» **SOURCE MATERIAL**:

-- START --

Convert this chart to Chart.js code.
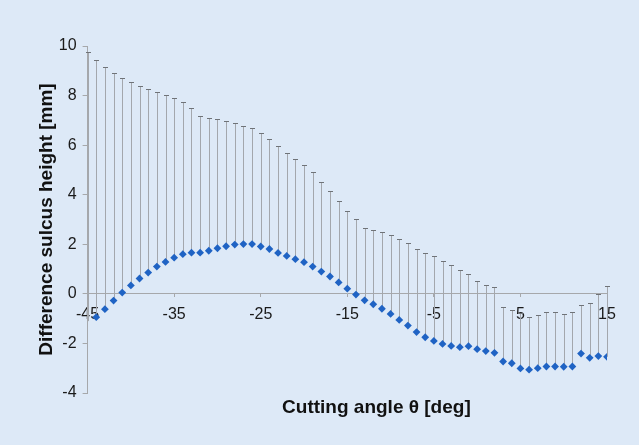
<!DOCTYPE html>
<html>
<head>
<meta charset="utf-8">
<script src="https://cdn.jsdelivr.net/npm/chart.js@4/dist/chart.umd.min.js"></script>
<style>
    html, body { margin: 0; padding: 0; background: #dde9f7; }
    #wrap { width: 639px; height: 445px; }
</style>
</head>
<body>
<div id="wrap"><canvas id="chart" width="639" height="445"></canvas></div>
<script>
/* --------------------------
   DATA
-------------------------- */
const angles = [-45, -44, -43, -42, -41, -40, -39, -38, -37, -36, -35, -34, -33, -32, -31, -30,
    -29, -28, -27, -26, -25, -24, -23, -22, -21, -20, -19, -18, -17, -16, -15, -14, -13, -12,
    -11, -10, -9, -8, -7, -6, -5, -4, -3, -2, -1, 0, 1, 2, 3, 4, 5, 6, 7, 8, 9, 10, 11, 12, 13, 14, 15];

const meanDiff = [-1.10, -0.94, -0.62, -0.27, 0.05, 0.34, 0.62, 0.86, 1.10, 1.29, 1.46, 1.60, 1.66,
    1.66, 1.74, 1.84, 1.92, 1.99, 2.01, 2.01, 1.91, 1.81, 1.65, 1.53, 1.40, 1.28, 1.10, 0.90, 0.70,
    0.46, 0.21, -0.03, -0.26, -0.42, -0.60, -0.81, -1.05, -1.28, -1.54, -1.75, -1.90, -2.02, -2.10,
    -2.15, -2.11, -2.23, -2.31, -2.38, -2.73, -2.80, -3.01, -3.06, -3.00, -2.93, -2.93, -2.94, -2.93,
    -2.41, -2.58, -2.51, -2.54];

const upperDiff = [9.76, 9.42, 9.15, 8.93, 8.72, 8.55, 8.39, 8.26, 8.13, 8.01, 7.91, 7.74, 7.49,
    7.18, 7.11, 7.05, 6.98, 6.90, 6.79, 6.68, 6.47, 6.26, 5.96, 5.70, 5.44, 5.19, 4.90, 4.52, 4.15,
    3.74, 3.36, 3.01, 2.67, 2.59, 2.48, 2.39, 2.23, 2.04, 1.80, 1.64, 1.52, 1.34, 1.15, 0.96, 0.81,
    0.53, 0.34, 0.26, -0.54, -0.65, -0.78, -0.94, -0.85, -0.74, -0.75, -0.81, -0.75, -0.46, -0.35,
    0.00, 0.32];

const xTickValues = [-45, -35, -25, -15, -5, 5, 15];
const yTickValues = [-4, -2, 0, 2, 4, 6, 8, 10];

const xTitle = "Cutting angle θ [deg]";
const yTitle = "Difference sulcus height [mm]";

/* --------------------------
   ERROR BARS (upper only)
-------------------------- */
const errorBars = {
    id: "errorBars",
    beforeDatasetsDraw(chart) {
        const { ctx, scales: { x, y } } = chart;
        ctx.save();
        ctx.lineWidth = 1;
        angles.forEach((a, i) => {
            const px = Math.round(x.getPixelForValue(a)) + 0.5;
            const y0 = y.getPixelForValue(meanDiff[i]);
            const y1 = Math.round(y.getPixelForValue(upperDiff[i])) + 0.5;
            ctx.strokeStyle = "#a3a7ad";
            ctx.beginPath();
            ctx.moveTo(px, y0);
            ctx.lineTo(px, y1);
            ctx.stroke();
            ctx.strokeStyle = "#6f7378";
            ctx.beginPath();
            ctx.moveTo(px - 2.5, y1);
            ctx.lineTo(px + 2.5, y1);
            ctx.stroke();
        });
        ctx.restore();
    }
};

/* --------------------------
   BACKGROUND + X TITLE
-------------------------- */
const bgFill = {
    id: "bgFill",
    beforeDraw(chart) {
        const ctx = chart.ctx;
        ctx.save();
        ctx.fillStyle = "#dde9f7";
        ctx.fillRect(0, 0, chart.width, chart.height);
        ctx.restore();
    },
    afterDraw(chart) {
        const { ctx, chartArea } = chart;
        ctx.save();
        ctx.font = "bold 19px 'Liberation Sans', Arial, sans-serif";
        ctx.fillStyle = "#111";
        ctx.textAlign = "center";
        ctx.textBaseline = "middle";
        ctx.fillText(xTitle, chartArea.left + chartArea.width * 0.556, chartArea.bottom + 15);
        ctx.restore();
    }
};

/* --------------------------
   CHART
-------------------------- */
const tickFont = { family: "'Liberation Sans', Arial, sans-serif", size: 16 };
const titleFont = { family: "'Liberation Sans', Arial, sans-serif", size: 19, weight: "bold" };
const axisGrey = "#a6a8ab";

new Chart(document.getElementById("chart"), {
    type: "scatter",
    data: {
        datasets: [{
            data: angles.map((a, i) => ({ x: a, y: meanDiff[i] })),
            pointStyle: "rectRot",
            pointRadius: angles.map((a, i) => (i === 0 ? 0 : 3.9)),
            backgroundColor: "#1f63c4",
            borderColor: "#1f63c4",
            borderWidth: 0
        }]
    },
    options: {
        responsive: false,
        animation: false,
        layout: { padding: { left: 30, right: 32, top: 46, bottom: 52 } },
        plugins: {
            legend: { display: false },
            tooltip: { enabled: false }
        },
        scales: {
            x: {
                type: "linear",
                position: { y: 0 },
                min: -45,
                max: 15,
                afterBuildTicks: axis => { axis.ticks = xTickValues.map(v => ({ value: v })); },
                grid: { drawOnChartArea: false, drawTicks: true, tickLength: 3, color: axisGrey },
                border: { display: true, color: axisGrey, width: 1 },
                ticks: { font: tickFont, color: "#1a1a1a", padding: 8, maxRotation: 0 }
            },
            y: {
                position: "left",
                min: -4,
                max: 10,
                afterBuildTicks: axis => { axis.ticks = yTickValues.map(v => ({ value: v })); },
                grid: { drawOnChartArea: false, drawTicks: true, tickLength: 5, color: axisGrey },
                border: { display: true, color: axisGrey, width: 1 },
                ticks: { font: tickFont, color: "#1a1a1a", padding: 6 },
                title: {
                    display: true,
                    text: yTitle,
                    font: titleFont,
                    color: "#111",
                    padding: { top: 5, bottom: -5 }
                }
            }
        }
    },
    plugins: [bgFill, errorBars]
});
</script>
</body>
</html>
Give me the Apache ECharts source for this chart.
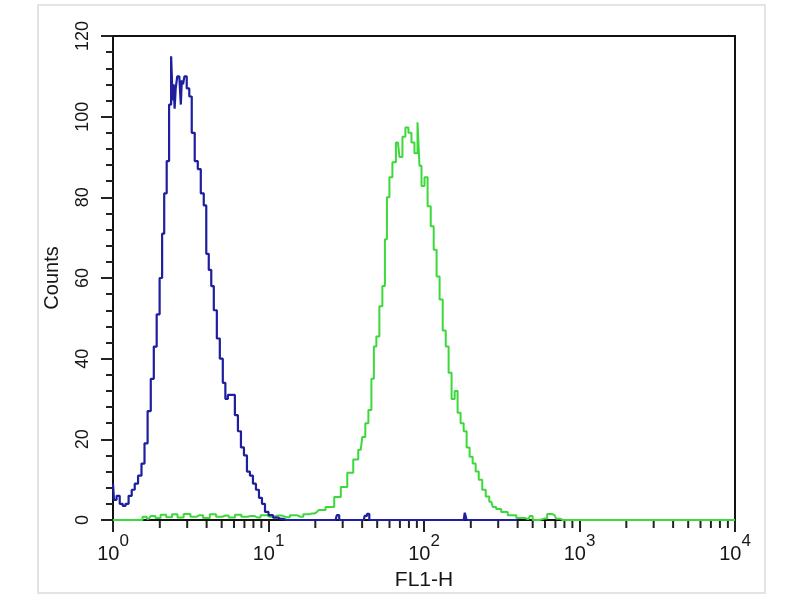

-- END --

» **THE TASK**: Extract every line from the records above that contains the word "this".

» **THE COMPLETED TASK**:
Convert this chart to Chart.js code.
Give me the Apache ECharts source for this chart.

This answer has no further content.